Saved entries

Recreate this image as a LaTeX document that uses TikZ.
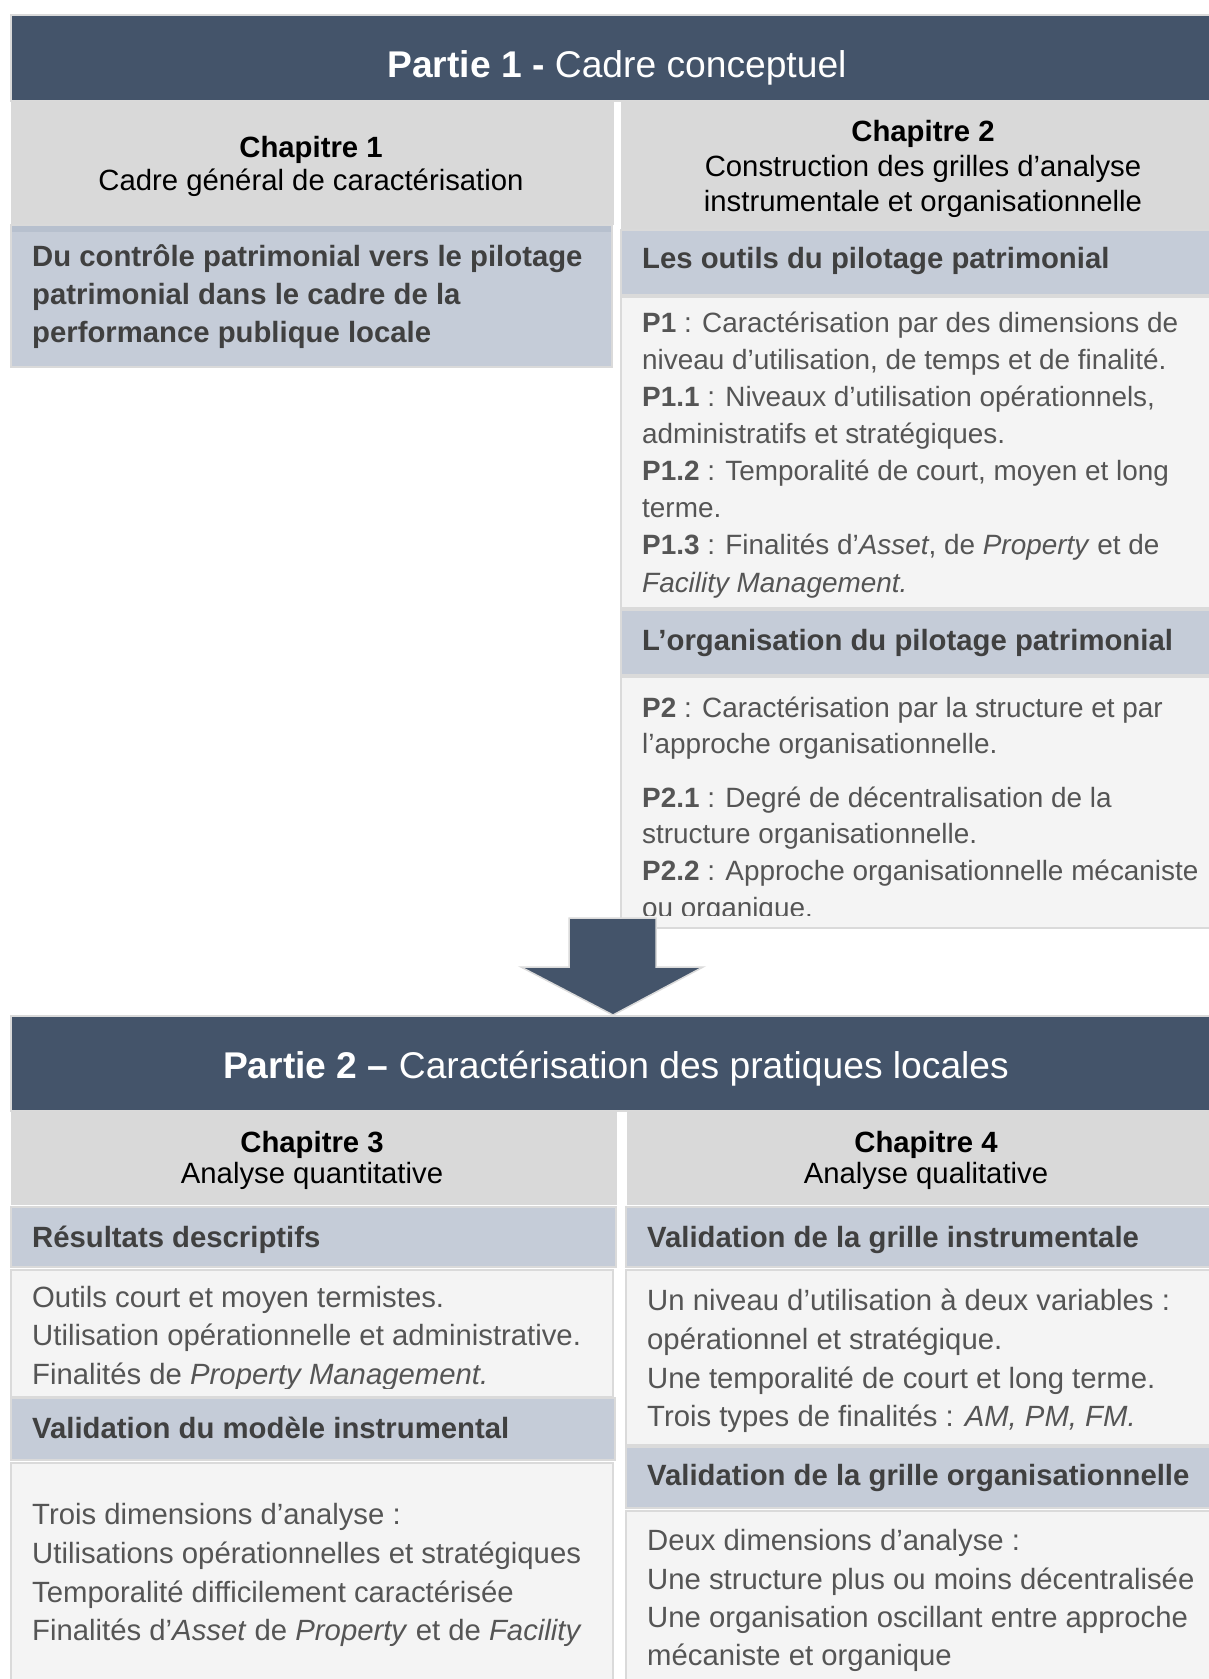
\documentclass[tikz,border=0pt]{standalone}
\usepackage{fontspec}
\setmainfont{Liberation Sans}
\usetikzlibrary{fit}
\definecolor{hdr}{HTML}{44546A}
\definecolor{chapgray}{HTML}{D9D9D9}
\definecolor{bluegray}{HTML}{C5CCD8}
\definecolor{bluedark}{HTML}{B7C0CE}
\definecolor{txtbg}{HTML}{F4F4F4}
\definecolor{edge}{HTML}{DADADA}
\definecolor{headtxt}{HTML}{404040}
\definecolor{bodytxt}{HTML}{555555}
\begin{document}
\begin{tikzpicture}[x=1pt,y=-1pt,
  hdrbox/.style={fill=hdr, draw=edge, line width=1.5pt, inner sep=0pt},
  chapbox/.style={fill=chapgray, draw=none, inner sep=0pt},
  bluebox/.style={fill=bluegray, draw=edge, line width=1.5pt, inner sep=0pt},
  txtbox/.style={fill=txtbg, draw=edge, line width=2pt, inner sep=0pt},
  parttitle/.style={anchor=base, inner sep=0pt, text=white, font=\fontsize{37.2}{44}\selectfont},
  chaptxt/.style={anchor=base, inner sep=0pt, text=black, font=\fontsize{29.3}{34}\selectfont},
  headline/.style={anchor=base west, inner sep=0pt, text=headtxt, font=\bfseries\fontsize{29.3}{34}\selectfont},
  bodyline/.style={anchor=base west, inner sep=0pt, text=bodytxt, font=\fontsize{27.9}{34}\selectfont},
  bodylineb/.style={anchor=base west, inner sep=0pt, text=bodytxt, font=\fontsize{29.3}{34}\selectfont}
]
\clip (0,0) rectangle (1209,1679);
\fill[white] (0,0) rectangle (1209,1679);

% ---------------- Partie 1 ----------------
\node[hdrbox, fit={(11,15) (1230,101)}] (hdr1) {};
\node[parttitle] (hdr1t) at (617,77) {\textbf{Partie 1 -} Cadre conceptuel};

\node[chapbox, fit={(11,101) (614,225)}] (ch1) {};
\node[chaptxt] (ch1a) at (311,157) {\textbf{Chapitre 1}};
\node[chaptxt] (ch1b) at (311,190) {Cadre général de caractérisation};

\node[chapbox, fit={(621,101) (1230,230)}] (ch2) {};
\node[chaptxt] (ch2a) at (923,141) {\textbf{Chapitre 2}};
\node[chaptxt] (ch2b) at (923,176) {Construction des grilles d’analyse};
\node[chaptxt] (ch2c) at (923,211) {instrumentale et organisationnelle};

\node[bluebox, fit={(11,225) (612,367)}] (b1) {};
\fill[bluedark] (12,226) rectangle (611,232);
\node[headline] (b1a) at (32,266) {Du contrôle patrimonial vers le pilotage};
\node[headline] (b1b) at (32,304) {patrimonial dans le cadre de la};
\node[headline] (b1c) at (32,342) {performance publique locale};

\node[bluebox, fit={(621,230) (1230,295)}] (b2) {};
\node[headline] (b2a) at (642,268) {Les outils du pilotage patrimonial};

\node[txtbox, fit={(621,297) (1230,608)}] (t2) {};
\node[bodyline] (p1a) at (642,332) {\textbf{P1} : Caractérisation par des dimensions de};
\node[bodyline] (p1b) at (642,369) {niveau d’utilisation, de temps et de finalité.};
\node[bodyline] (p1c) at (642,406) {\textbf{P1.1} : Niveaux d’utilisation opérationnels,};
\node[bodyline] (p1d) at (642,443) {administratifs et stratégiques.};
\node[bodyline] (p1e) at (642,480) {\textbf{P1.2} : Temporalité de court, moyen et long};
\node[bodyline] (p1f) at (642,517) {terme.};
\node[bodyline] (p1g) at (642,554) {\textbf{P1.3} : Finalités d’\textit{Asset}, de \textit{Property} et de};
\node[bodyline] (p1h) at (642,592) {\textit{Facility Management.}};

\node[bluebox, fit={(621,610) (1230,675)}] (b3) {};
\node[headline] (b3a) at (642,650) {L’organisation du pilotage patrimonial};

\node[txtbox, fit={(621,677) (1230,928)}] (t3) {};
\node[bodyline] (p2a) at (642,717) {\textbf{P2} : Caractérisation par la structure et par};
\node[bodyline] (p2b) at (642,753) {l’approche organisationnelle.};
\node[bodyline] (p2c) at (642,807) {\textbf{P2.1} : Degré de décentralisation de la};
\node[bodyline] (p2d) at (642,843) {structure organisationnelle.};
\node[bodyline] (p2e) at (642,880) {\textbf{P2.2} : Approche organisationnelle mécaniste};
\begin{scope}
  \clip (621,677) rectangle (1230,915);
  \node[bodyline] (p2f) at (642,917) {ou organique.};
\end{scope}

% ---------------- Arrow ----------------
\draw[fill=hdr, draw=edge, line width=1.5pt, line join=miter]
  (569,918) -- (656,918) -- (656,967) -- (703,967) -- (613,1015)
  -- (521,967) -- (569,967) -- cycle;

% ---------------- Partie 2 ----------------
\node[hdrbox, fit={(11,1016) (1230,1111)}] (hdr2) {};
\node[parttitle] (hdr2t) at (616,1078) {\textbf{Partie 2 –} Caractérisation des pratiques locales};

\node[chapbox, fit={(11,1111) (617,1205)}] (ch3) {};
\node[chaptxt] (ch3a) at (312,1152) {\textbf{Chapitre 3}};
\node[chaptxt] (ch3b) at (312,1183) {Analyse quantitative};

\node[chapbox, fit={(627,1111) (1230,1205)}] (ch4) {};
\node[chaptxt] (ch4a) at (926,1152) {\textbf{Chapitre 4}};
\node[chaptxt] (ch4b) at (926,1183) {Analyse qualitative};

% left column
\node[bluebox, fit={(11,1207) (616,1267)}] (b4) {};
\node[headline] (b4a) at (32,1247) {Résultats descriptifs};

\node[txtbox, fit={(11,1270) (613,1397)}] (t4) {};
\node[bodylineb] (r1) at (32,1307) {Outils court et moyen termistes.};
\node[bodylineb] (r2) at (32,1345) {Utilisation opérationnelle et administrative.};
\begin{scope}
  \clip (11,1270) rectangle (613,1388);
  \node[bodylineb] (r3) at (32,1384) {Finalités de \textit{Property Management.}};
\end{scope}

\node[bluebox, fit={(11,1398) (615,1460)}] (b5) {};
\node[headline] (b5a) at (32,1438) {Validation du modèle instrumental};

\node[txtbox, fit={(11,1463) (613,1700)}] (t5) {};
\node[bodylineb] (m1) at (32,1524) {Trois dimensions d’analyse :};
\node[bodylineb] (m2) at (32,1563) {Utilisations opérationnelles et stratégiques};
\node[bodylineb] (m3) at (32,1602) {Temporalité difficilement caractérisée};
\node[bodylineb] (m4) at (32,1640) {Finalités d’\textit{Asset} de \textit{Property} et de \textit{Facility}};

% right column
\node[bluebox, fit={(626,1207) (1230,1267)}] (b6) {};
\node[headline] (b6a) at (647,1247) {Validation de la grille instrumentale};

\node[txtbox, fit={(626,1270) (1230,1445)}] (t6) {};
\node[bodylineb] (g1) at (647,1310) {Un niveau d’utilisation à deux variables :};
\node[bodylineb] (g2) at (647,1349) {opérationnel et stratégique.};
\node[bodylineb] (g3) at (647,1388) {Une temporalité de court et long terme.};
\node[bodylineb] (g4) at (647,1426) {Trois types de finalités : \textit{AM, PM, FM.}};

\node[bluebox, fit={(626,1447) (1230,1508)}] (b7) {};
\node[headline] (b7a) at (647,1485) {Validation de la grille organisationnelle};

\node[txtbox, fit={(626,1511) (1230,1700)}] (t7) {};
\node[bodylineb] (o1) at (647,1550) {Deux dimensions d’analyse :};
\node[bodylineb] (o2) at (647,1589) {Une structure plus ou moins décentralisée};
\node[bodylineb] (o3) at (647,1627) {Une organisation oscillant entre approche};
\node[bodylineb] (o4) at (647,1665) {mécaniste et organique};
\end{tikzpicture}
\end{document}
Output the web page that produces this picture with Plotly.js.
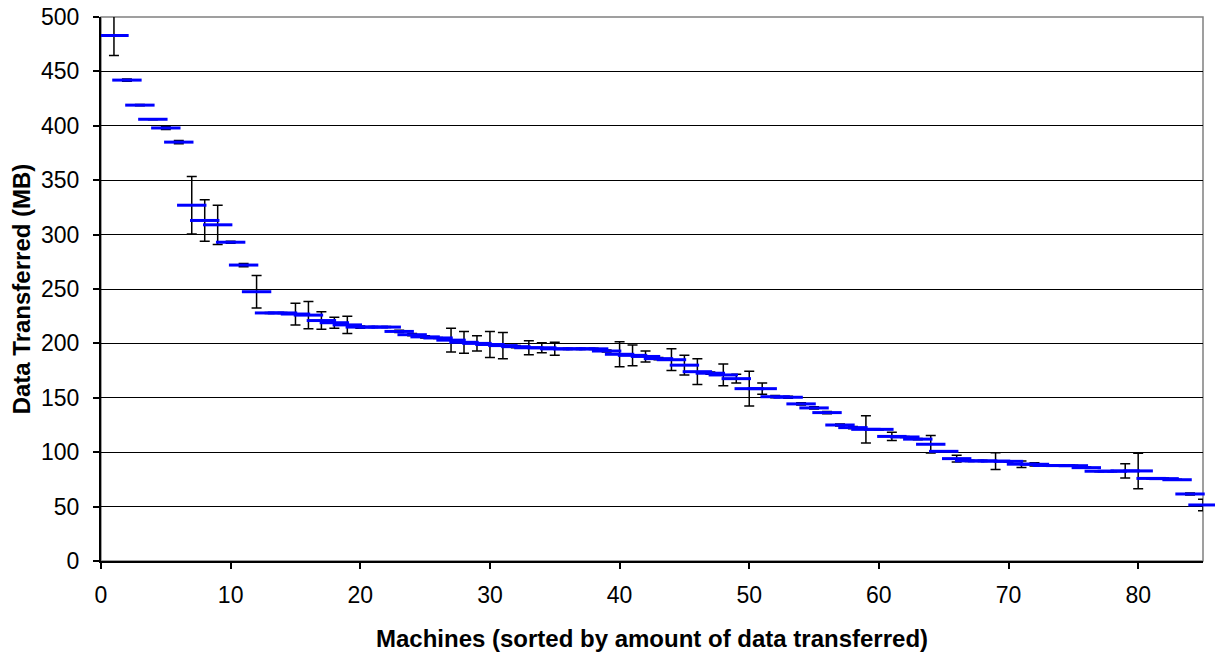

> [WRITTEN INSTRUCTION] Leave out the pictures. Transcribe only the lines above, from the first through the one that contains "(hdr1t) at (617,77)".

> [REPLY TO THE EXERCISE]
Recreate this image as a LaTeX document that uses TikZ.
\documentclass[tikz,border=0pt]{standalone}
\usepackage{fontspec}
\setmainfont{Liberation Sans}
\usetikzlibrary{fit}
\definecolor{hdr}{HTML}{44546A}
\definecolor{chapgray}{HTML}{D9D9D9}
\definecolor{bluegray}{HTML}{C5CCD8}
\definecolor{bluedark}{HTML}{B7C0CE}
\definecolor{txtbg}{HTML}{F4F4F4}
\definecolor{edge}{HTML}{DADADA}
\definecolor{headtxt}{HTML}{404040}
\definecolor{bodytxt}{HTML}{555555}
\begin{document}
\begin{tikzpicture}[x=1pt,y=-1pt,
  hdrbox/.style={fill=hdr, draw=edge, line width=1.5pt, inner sep=0pt},
  chapbox/.style={fill=chapgray, draw=none, inner sep=0pt},
  bluebox/.style={fill=bluegray, draw=edge, line width=1.5pt, inner sep=0pt},
  txtbox/.style={fill=txtbg, draw=edge, line width=2pt, inner sep=0pt},
  parttitle/.style={anchor=base, inner sep=0pt, text=white, font=\fontsize{37.2}{44}\selectfont},
  chaptxt/.style={anchor=base, inner sep=0pt, text=black, font=\fontsize{29.3}{34}\selectfont},
  headline/.style={anchor=base west, inner sep=0pt, text=headtxt, font=\bfseries\fontsize{29.3}{34}\selectfont},
  bodyline/.style={anchor=base west, inner sep=0pt, text=bodytxt, font=\fontsize{27.9}{34}\selectfont},
  bodylineb/.style={anchor=base west, inner sep=0pt, text=bodytxt, font=\fontsize{29.3}{34}\selectfont}
]
\clip (0,0) rectangle (1209,1679);
\fill[white] (0,0) rectangle (1209,1679);

% ---------------- Partie 1 ----------------
\node[hdrbox, fit={(11,15) (1230,101)}] (hdr1) {};
\node[parttitle] (hdr1t) at (617,77) {\textbf{Partie 1 -} Cadre conceptuel};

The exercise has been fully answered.